Although capitalists rant and rail against public sector, the reality is that the United States government is their loyal servant, always careful to let corporations cherry-pick every possible bit of profit before using public funds to help the people in times of disaster. And even then, the banks will always get their cut.

Econ4 on housing

This is the group of progressive economists who are trying to move the conversation away from the economy as an entity and back toward its effect on people.

You can read the statement here:

We are economists who think that the economy should serve people, the planet and the future.

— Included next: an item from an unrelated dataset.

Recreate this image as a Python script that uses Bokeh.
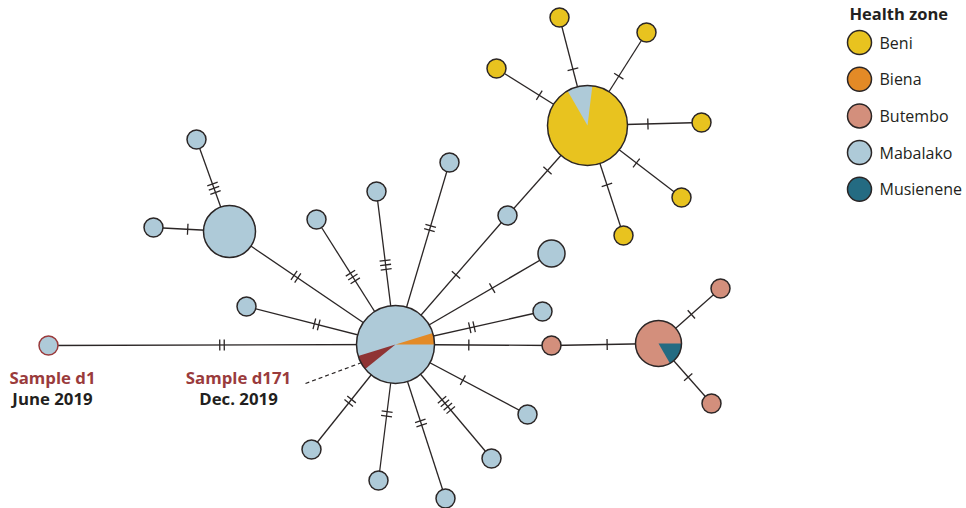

Four million families have lost their homes to foreclosure in the Great Recession. Today another four million or more face the same fate. This devastation was triggered by unscrupulous financiers and exacerbated by government policies that put banker bonuses ahead of homeowner solvency.

Some blame families for foolishly pursuing the American Dream of homeownership. They think government assistance for banks is OK, but homeowners should be left to take “free-market” medicine.

Some claim that the solution for the housing crisis is to extend and pretend, to perpetuate make-believe values on bank balance sheets rather than to modify principal based on real housing prices. These policies may be a dream for bankers, but they’re a nightmare for homeowners.

We oppose treating the nation’s housing as a bundle of assets to be sliced, diced, flipped, and bailed out in pursuit of inflated profits and bonuses.

We call for reality-based, ethically grounded housing policies that restore stability to families and sanity to markets.

We call for mandatory partial reductions of mortgage principal whenever this can keep a family in its home. We call for America’s best run housing non-profits to be paid to provide the counsel required to determine when such modifications will work. We call for civil and, when necessary, criminal sanctions on banks and loan-servicing companies whose employees intentionally obstruct implementation of mandated loan modifications.

We call for amending bankruptcy laws to restore pre-2005 rules that protected families and communities from bank depredations.

We call for immediate return to the rule of law by requiring those who seek to foreclose to demonstrate they have the proper title and rights to do so – with stiff legal penalties if they ignore the law.

In response to recent moves by the top 1% to buy distressed housing and convert it to rental stock as absentee landlords, we call for local, state and national standards to protect families from predatory rental practices.

We extend our support to all who are working in the private, non-profit, and public sectors to promote access to affordable and stable housing as a human right of families and an asset for communities.